▶ SHORT EXERCISE
Will you write out the data exactly, excluding every picture?

----------

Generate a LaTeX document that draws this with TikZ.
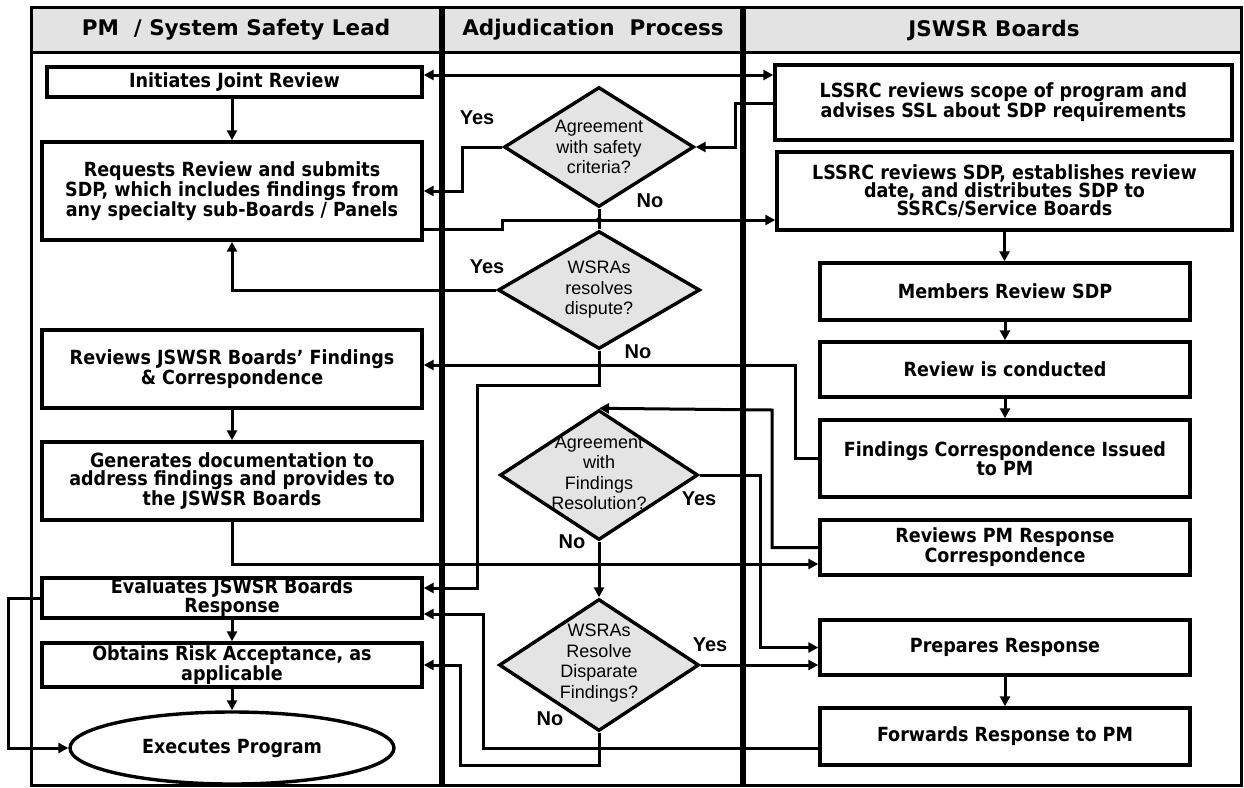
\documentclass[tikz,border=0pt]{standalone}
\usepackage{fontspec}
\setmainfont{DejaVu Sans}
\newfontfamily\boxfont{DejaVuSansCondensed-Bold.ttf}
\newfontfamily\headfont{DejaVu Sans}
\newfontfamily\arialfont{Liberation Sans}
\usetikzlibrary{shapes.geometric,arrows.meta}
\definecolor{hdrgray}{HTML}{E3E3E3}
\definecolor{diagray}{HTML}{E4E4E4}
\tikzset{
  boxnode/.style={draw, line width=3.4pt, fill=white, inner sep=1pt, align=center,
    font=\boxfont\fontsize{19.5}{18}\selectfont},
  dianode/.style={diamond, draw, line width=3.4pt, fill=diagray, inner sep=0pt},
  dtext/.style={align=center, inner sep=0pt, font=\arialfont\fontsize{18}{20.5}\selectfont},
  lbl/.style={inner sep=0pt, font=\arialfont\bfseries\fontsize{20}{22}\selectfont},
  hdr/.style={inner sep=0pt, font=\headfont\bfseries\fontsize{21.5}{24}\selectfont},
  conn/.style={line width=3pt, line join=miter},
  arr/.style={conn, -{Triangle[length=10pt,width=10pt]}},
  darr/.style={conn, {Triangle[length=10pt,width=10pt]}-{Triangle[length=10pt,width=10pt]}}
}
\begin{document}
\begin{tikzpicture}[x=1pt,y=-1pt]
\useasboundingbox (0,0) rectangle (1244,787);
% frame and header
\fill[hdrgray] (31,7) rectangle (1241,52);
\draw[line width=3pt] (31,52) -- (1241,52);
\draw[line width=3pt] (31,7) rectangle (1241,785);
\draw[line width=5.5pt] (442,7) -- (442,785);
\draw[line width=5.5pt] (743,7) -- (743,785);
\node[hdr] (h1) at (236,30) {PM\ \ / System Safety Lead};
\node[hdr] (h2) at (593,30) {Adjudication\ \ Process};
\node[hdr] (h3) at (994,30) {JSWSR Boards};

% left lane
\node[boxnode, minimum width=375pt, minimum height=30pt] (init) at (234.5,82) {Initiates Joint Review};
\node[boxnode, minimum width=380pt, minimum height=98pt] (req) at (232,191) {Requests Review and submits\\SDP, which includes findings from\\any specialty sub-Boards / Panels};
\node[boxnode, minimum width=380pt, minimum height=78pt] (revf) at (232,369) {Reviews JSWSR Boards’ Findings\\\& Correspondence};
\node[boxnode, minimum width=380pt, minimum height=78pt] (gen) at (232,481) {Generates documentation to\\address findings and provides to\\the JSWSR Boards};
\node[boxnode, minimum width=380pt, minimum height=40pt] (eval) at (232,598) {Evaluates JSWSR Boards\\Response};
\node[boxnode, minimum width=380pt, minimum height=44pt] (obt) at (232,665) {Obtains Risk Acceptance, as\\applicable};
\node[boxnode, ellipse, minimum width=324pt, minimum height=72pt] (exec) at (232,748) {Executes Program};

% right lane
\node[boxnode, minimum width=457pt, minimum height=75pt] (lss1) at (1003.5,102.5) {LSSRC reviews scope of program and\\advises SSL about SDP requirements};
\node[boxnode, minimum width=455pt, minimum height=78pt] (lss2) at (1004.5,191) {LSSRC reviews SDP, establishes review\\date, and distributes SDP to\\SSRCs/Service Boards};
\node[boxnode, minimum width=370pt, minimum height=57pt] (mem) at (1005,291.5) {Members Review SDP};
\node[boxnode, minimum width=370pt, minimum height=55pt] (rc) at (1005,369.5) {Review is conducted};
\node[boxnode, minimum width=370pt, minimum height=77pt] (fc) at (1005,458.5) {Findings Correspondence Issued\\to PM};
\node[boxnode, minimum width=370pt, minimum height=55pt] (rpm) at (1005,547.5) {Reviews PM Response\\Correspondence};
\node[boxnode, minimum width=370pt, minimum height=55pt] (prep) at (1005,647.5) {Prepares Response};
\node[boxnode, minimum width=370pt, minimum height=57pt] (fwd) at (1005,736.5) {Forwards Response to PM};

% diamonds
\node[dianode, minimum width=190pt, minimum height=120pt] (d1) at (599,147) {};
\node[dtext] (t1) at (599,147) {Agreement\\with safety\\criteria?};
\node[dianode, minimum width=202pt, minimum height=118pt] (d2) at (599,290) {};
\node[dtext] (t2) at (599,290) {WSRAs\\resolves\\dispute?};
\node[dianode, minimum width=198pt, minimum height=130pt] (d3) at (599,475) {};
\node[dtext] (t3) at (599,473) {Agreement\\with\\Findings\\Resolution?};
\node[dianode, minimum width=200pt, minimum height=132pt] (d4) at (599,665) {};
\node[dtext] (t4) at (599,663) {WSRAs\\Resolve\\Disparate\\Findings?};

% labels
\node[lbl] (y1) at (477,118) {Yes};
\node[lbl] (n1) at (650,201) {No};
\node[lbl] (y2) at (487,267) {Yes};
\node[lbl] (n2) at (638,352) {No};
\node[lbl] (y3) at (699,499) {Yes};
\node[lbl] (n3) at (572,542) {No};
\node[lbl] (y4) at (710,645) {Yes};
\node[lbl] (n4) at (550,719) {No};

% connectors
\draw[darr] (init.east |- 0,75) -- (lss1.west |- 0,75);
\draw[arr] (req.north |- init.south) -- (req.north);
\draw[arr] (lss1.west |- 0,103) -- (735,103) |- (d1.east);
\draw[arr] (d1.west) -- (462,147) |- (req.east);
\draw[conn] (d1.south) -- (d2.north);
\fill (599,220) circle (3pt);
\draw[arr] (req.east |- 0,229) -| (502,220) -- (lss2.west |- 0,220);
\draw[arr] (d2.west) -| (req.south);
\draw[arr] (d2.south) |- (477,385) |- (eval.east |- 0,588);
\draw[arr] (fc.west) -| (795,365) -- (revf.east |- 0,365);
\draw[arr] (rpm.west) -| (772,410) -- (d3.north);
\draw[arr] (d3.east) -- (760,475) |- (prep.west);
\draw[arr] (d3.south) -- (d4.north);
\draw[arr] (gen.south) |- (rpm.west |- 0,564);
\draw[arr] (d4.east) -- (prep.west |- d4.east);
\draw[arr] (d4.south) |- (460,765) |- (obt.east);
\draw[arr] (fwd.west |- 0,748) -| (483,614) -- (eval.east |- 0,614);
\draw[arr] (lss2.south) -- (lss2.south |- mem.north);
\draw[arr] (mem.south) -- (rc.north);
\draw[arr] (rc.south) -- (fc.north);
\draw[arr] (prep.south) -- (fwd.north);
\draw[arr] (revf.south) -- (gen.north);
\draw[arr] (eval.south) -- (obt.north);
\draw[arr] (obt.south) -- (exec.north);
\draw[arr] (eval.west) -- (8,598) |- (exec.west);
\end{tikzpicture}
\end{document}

----------

▶ RESULT FOR THIS TASK
Generate a LaTeX document that draws this with TikZ.
\documentclass[tikz,border=0pt]{standalone}
\usepackage{fontspec}
\setmainfont{DejaVu Sans}
\newfontfamily\boxfont{DejaVuSansCondensed-Bold.ttf}
\newfontfamily\headfont{DejaVu Sans}
\newfontfamily\arialfont{Liberation Sans}
\usetikzlibrary{shapes.geometric,arrows.meta}
\definecolor{hdrgray}{HTML}{E3E3E3}
\definecolor{diagray}{HTML}{E4E4E4}
\tikzset{
  boxnode/.style={draw, line width=3.4pt, fill=white, inner sep=1pt, align=center,
    font=\boxfont\fontsize{19.5}{18}\selectfont},
  dianode/.style={diamond, draw, line width=3.4pt, fill=diagray, inner sep=0pt},
  dtext/.style={align=center, inner sep=0pt, font=\arialfont\fontsize{18}{20.5}\selectfont},
  lbl/.style={inner sep=0pt, font=\arialfont\bfseries\fontsize{20}{22}\selectfont},
  hdr/.style={inner sep=0pt, font=\headfont\bfseries\fontsize{21.5}{24}\selectfont},
  conn/.style={line width=3pt, line join=miter},
  arr/.style={conn, -{Triangle[length=10pt,width=10pt]}},
  darr/.style={conn, {Triangle[length=10pt,width=10pt]}-{Triangle[length=10pt,width=10pt]}}
}
\begin{document}
\begin{tikzpicture}[x=1pt,y=-1pt]
\useasboundingbox (0,0) rectangle (1244,787);
% frame and header
\fill[hdrgray] (31,7) rectangle (1241,52);
\draw[line width=3pt] (31,52) -- (1241,52);
\draw[line width=3pt] (31,7) rectangle (1241,785);
\draw[line width=5.5pt] (442,7) -- (442,785);
\draw[line width=5.5pt] (743,7) -- (743,785);
\node[hdr] (h1) at (236,30) {PM\ \ / System Safety Lead};
\node[hdr] (h2) at (593,30) {Adjudication\ \ Process};
\node[hdr] (h3) at (994,30) {JSWSR Boards};

% left lane
\node[boxnode, minimum width=375pt, minimum height=30pt] (init) at (234.5,82) {Initiates Joint Review};
\node[boxnode, minimum width=380pt, minimum height=98pt] (req) at (232,191) {Requests Review and submits\\SDP, which includes findings from\\any specialty sub-Boards / Panels};
\node[boxnode, minimum width=380pt, minimum height=78pt] (revf) at (232,369) {Reviews JSWSR Boards’ Findings\\\& Correspondence};
\node[boxnode, minimum width=380pt, minimum height=78pt] (gen) at (232,481) {Generates documentation to\\address findings and provides to\\the JSWSR Boards};
\node[boxnode, minimum width=380pt, minimum height=40pt] (eval) at (232,598) {Evaluates JSWSR Boards\\Response};
\node[boxnode, minimum width=380pt, minimum height=44pt] (obt) at (232,665) {Obtains Risk Acceptance, as\\applicable};
\node[boxnode, ellipse, minimum width=324pt, minimum height=72pt] (exec) at (232,748) {Executes Program};

% right lane
\node[boxnode, minimum width=457pt, minimum height=75pt] (lss1) at (1003.5,102.5) {LSSRC reviews scope of program and\\advises SSL about SDP requirements};
\node[boxnode, minimum width=455pt, minimum height=78pt] (lss2) at (1004.5,191) {LSSRC reviews SDP, establishes review\\date, and distributes SDP to\\SSRCs/Service Boards};
\node[boxnode, minimum width=370pt, minimum height=57pt] (mem) at (1005,291.5) {Members Review SDP};
\node[boxnode, minimum width=370pt, minimum height=55pt] (rc) at (1005,369.5) {Review is conducted};
\node[boxnode, minimum width=370pt, minimum height=77pt] (fc) at (1005,458.5) {Findings Correspondence Issued\\to PM};
\node[boxnode, minimum width=370pt, minimum height=55pt] (rpm) at (1005,547.5) {Reviews PM Response\\Correspondence};
\node[boxnode, minimum width=370pt, minimum height=55pt] (prep) at (1005,647.5) {Prepares Response};
\node[boxnode, minimum width=370pt, minimum height=57pt] (fwd) at (1005,736.5) {Forwards Response to PM};

% diamonds
\node[dianode, minimum width=190pt, minimum height=120pt] (d1) at (599,147) {};
\node[dtext] (t1) at (599,147) {Agreement\\with safety\\criteria?};
\node[dianode, minimum width=202pt, minimum height=118pt] (d2) at (599,290) {};
\node[dtext] (t2) at (599,290) {WSRAs\\resolves\\dispute?};
\node[dianode, minimum width=198pt, minimum height=130pt] (d3) at (599,475) {};
\node[dtext] (t3) at (599,473) {Agreement\\with\\Findings\\Resolution?};
\node[dianode, minimum width=200pt, minimum height=132pt] (d4) at (599,665) {};
\node[dtext] (t4) at (599,663) {WSRAs\\Resolve\\Disparate\\Findings?};

% labels
\node[lbl] (y1) at (477,118) {Yes};
\node[lbl] (n1) at (650,201) {No};
\node[lbl] (y2) at (487,267) {Yes};
\node[lbl] (n2) at (638,352) {No};
\node[lbl] (y3) at (699,499) {Yes};
\node[lbl] (n3) at (572,542) {No};
\node[lbl] (y4) at (710,645) {Yes};
\node[lbl] (n4) at (550,719) {No};

% connectors
\draw[darr] (init.east |- 0,75) -- (lss1.west |- 0,75);
\draw[arr] (req.north |- init.south) -- (req.north);
\draw[arr] (lss1.west |- 0,103) -- (735,103) |- (d1.east);
\draw[arr] (d1.west) -- (462,147) |- (req.east);
\draw[conn] (d1.south) -- (d2.north);
\fill (599,220) circle (3pt);
\draw[arr] (req.east |- 0,229) -| (502,220) -- (lss2.west |- 0,220);
\draw[arr] (d2.west) -| (req.south);
\draw[arr] (d2.south) |- (477,385) |- (eval.east |- 0,588);
\draw[arr] (fc.west) -| (795,365) -- (revf.east |- 0,365);
\draw[arr] (rpm.west) -| (772,410) -- (d3.north);
\draw[arr] (d3.east) -- (760,475) |- (prep.west);
\draw[arr] (d3.south) -- (d4.north);
\draw[arr] (gen.south) |- (rpm.west |- 0,564);
\draw[arr] (d4.east) -- (prep.west |- d4.east);
\draw[arr] (d4.south) |- (460,765) |- (obt.east);
\draw[arr] (fwd.west |- 0,748) -| (483,614) -- (eval.east |- 0,614);
\draw[arr] (lss2.south) -- (lss2.south |- mem.north);
\draw[arr] (mem.south) -- (rc.north);
\draw[arr] (rc.south) -- (fc.north);
\draw[arr] (prep.south) -- (fwd.north);
\draw[arr] (revf.south) -- (gen.north);
\draw[arr] (eval.south) -- (obt.north);
\draw[arr] (obt.south) -- (exec.north);
\draw[arr] (eval.west) -- (8,598) |- (exec.west);
\end{tikzpicture}
\end{document}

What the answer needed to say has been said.